**Task goal:**
In the listing below, identify each line with the word "this" and return those lines.

**Records provided:**
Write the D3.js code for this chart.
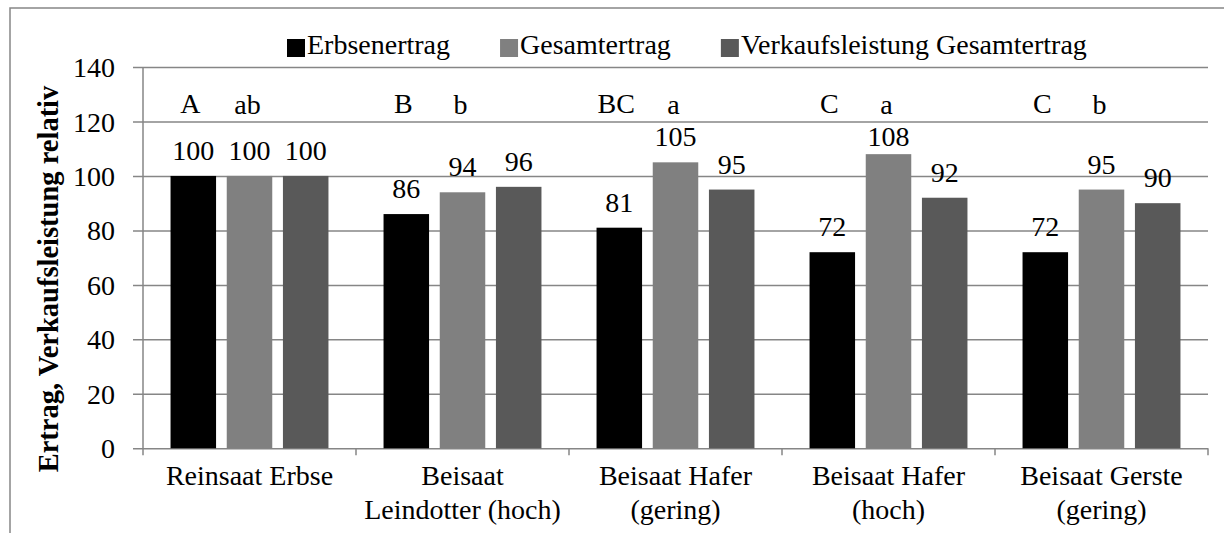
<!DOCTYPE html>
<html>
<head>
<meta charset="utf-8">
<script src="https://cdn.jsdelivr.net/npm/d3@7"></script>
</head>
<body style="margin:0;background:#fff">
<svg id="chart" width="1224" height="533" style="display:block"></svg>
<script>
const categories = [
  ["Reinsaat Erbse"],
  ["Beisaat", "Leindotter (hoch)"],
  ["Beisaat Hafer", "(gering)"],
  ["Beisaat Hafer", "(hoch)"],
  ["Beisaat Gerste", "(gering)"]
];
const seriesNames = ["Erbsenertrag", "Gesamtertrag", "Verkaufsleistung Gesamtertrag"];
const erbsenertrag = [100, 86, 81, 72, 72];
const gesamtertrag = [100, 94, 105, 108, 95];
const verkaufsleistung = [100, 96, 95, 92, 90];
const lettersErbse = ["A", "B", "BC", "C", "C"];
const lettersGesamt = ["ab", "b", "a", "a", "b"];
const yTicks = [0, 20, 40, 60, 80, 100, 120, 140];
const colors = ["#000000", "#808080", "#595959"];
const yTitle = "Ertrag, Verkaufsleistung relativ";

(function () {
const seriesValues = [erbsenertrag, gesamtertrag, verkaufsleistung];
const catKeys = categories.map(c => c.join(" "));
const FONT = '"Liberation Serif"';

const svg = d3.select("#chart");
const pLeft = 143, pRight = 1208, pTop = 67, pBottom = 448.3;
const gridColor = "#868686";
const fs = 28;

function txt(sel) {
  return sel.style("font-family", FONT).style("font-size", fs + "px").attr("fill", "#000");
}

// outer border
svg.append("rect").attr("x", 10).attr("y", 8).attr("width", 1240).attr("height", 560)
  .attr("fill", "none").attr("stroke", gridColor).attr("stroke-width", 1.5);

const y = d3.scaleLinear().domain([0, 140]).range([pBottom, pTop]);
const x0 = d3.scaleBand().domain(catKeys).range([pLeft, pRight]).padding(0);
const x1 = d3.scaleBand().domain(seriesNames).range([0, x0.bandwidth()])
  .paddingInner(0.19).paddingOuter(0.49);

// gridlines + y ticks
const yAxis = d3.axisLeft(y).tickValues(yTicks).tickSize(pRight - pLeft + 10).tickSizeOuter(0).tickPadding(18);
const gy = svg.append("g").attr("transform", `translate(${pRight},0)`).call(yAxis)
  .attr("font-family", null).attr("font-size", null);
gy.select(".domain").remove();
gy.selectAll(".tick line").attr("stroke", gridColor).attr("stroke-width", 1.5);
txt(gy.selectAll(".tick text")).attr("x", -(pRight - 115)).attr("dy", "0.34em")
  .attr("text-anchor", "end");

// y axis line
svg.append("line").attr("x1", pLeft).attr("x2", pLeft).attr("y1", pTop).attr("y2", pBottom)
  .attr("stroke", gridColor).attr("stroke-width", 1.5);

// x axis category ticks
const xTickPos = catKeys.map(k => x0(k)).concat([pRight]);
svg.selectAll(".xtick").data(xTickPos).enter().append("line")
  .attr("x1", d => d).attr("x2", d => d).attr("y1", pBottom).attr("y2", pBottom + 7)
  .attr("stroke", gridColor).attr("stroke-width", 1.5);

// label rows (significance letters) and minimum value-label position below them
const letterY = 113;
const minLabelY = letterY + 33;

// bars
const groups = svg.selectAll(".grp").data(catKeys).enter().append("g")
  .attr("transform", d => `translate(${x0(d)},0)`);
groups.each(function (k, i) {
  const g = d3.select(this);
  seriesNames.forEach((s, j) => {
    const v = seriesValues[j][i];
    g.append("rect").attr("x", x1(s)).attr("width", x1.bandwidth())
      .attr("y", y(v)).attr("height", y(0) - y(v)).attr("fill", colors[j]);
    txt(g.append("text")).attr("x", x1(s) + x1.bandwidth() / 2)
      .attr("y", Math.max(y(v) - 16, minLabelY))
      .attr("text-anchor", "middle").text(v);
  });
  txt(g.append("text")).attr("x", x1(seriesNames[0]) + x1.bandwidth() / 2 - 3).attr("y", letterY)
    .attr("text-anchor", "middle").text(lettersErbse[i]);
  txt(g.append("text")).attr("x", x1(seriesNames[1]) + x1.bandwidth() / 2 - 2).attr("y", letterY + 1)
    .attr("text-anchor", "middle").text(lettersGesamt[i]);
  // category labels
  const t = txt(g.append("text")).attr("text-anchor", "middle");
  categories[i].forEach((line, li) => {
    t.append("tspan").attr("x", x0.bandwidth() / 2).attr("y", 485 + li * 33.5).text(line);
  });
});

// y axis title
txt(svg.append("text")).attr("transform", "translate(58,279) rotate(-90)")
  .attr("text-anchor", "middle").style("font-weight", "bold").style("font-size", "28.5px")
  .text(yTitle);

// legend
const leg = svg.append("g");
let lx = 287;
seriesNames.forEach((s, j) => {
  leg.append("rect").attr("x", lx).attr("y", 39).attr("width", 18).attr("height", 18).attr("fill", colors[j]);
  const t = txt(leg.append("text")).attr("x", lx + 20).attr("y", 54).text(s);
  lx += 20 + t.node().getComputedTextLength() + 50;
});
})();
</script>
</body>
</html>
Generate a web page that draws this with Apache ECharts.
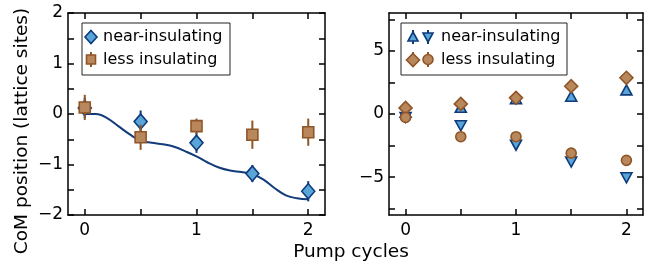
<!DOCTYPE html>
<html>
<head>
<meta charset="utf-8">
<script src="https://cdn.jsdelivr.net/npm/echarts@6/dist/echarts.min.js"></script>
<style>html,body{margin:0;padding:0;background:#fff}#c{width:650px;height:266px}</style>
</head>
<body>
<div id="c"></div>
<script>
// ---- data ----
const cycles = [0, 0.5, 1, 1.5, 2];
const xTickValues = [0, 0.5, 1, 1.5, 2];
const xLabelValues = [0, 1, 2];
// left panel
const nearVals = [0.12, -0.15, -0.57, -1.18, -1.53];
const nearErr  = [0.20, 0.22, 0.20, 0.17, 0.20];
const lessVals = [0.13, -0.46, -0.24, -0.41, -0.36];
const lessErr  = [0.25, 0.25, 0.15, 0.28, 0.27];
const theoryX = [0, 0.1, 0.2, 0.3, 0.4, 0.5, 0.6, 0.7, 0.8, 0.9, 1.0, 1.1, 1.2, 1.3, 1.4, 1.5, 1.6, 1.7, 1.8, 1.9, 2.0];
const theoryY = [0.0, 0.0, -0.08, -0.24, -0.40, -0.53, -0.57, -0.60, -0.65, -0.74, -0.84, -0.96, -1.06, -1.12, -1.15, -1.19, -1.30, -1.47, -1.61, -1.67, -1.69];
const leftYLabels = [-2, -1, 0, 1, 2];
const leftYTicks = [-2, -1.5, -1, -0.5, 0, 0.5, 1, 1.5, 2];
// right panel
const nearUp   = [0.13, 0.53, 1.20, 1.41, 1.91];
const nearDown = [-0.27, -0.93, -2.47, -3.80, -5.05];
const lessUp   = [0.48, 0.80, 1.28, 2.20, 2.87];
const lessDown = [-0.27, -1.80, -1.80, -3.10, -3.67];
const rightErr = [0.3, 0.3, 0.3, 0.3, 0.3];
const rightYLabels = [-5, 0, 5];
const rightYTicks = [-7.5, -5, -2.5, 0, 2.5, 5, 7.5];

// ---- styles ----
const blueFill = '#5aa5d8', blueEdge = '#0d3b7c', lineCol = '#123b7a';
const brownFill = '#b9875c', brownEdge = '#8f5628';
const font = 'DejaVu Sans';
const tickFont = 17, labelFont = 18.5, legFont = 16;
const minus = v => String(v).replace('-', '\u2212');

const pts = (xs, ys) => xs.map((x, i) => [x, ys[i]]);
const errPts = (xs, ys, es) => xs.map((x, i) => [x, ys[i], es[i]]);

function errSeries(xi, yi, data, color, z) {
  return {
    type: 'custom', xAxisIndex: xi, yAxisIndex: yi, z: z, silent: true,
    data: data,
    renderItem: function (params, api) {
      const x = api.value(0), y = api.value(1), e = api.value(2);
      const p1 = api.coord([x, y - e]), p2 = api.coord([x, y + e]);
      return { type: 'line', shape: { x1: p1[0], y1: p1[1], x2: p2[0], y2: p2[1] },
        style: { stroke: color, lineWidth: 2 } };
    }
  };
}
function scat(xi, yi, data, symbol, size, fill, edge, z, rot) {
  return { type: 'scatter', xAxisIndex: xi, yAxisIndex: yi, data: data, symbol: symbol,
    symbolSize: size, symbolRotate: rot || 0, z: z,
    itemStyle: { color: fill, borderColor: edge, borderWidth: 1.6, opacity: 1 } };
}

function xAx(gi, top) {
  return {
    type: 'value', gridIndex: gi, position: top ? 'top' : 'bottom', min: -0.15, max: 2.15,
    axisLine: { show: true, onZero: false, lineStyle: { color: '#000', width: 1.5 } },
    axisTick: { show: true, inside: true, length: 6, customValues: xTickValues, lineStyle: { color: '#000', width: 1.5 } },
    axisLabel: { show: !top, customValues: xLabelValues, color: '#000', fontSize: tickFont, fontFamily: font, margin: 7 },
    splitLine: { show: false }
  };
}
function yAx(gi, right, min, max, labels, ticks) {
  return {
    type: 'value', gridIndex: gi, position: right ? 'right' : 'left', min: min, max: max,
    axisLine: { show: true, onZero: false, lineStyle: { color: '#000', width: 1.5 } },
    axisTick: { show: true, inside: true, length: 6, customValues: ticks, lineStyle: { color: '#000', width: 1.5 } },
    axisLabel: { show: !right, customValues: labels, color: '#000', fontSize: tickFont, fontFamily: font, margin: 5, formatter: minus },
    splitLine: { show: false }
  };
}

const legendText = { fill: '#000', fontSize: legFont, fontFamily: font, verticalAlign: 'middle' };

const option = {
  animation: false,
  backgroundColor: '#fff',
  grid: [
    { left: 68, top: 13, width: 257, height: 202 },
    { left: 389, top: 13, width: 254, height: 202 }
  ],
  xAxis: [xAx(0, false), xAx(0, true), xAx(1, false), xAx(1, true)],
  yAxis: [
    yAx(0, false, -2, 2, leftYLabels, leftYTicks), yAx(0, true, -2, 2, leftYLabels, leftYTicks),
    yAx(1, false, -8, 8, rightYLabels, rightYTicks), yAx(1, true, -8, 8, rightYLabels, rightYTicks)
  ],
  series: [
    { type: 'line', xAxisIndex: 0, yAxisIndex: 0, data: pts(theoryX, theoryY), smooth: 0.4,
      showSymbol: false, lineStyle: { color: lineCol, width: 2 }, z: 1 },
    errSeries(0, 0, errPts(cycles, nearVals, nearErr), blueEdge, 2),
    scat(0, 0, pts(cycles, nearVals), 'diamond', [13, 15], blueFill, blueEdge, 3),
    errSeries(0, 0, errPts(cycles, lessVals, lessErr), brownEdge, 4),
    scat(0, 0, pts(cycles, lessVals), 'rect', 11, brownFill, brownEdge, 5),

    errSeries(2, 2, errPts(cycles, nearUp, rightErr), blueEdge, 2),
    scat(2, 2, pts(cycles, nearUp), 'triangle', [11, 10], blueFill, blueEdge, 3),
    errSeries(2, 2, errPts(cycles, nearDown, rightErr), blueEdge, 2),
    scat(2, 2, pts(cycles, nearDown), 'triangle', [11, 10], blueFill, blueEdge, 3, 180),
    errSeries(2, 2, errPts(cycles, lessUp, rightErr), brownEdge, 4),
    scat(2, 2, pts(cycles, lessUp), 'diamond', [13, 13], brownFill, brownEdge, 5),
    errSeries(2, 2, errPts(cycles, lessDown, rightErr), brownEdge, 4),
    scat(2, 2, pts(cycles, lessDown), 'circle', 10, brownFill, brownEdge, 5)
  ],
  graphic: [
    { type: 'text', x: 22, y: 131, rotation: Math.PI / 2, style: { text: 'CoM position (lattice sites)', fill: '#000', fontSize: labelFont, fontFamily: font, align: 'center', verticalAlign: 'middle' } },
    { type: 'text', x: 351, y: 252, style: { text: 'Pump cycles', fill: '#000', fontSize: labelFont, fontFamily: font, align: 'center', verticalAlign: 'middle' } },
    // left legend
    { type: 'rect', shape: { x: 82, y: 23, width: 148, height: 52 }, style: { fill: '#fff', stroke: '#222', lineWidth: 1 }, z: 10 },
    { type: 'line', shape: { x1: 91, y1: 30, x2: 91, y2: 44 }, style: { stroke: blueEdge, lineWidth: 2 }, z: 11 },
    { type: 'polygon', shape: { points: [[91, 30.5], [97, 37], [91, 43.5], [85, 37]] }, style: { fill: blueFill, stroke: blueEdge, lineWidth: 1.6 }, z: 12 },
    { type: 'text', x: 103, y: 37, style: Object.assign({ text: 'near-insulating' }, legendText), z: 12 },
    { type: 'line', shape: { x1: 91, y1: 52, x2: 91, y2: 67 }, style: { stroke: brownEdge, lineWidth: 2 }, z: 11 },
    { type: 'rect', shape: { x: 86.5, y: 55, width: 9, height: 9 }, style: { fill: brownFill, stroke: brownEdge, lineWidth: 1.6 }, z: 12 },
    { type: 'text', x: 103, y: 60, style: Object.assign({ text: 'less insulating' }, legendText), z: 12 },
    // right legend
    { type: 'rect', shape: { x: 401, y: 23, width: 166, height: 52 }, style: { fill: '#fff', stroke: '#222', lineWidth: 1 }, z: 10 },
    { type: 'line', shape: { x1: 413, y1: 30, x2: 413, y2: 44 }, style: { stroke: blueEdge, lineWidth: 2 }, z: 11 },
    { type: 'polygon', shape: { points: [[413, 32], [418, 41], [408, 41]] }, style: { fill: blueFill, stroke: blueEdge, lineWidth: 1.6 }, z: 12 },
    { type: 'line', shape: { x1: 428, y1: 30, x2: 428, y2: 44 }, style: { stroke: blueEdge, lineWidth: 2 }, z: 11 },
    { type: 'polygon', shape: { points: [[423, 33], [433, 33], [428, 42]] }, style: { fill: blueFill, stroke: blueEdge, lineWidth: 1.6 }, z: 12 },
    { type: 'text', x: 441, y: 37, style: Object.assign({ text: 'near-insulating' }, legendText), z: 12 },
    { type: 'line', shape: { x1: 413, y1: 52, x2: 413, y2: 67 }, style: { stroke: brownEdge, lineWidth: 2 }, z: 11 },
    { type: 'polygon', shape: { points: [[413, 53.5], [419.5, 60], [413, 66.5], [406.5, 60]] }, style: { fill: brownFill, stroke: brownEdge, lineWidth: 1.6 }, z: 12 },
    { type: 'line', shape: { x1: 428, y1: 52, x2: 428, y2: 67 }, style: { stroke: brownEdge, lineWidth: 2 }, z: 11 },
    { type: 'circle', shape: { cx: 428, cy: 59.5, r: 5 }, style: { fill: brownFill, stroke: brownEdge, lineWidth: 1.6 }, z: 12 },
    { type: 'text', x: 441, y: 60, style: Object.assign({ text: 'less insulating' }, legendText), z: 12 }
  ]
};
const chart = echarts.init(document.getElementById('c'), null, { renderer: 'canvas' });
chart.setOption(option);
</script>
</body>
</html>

**Written solution:**
Write the D3.js code for this chart.
  const g = d3.select(this);
Generate a web page that draws this with Apache ECharts.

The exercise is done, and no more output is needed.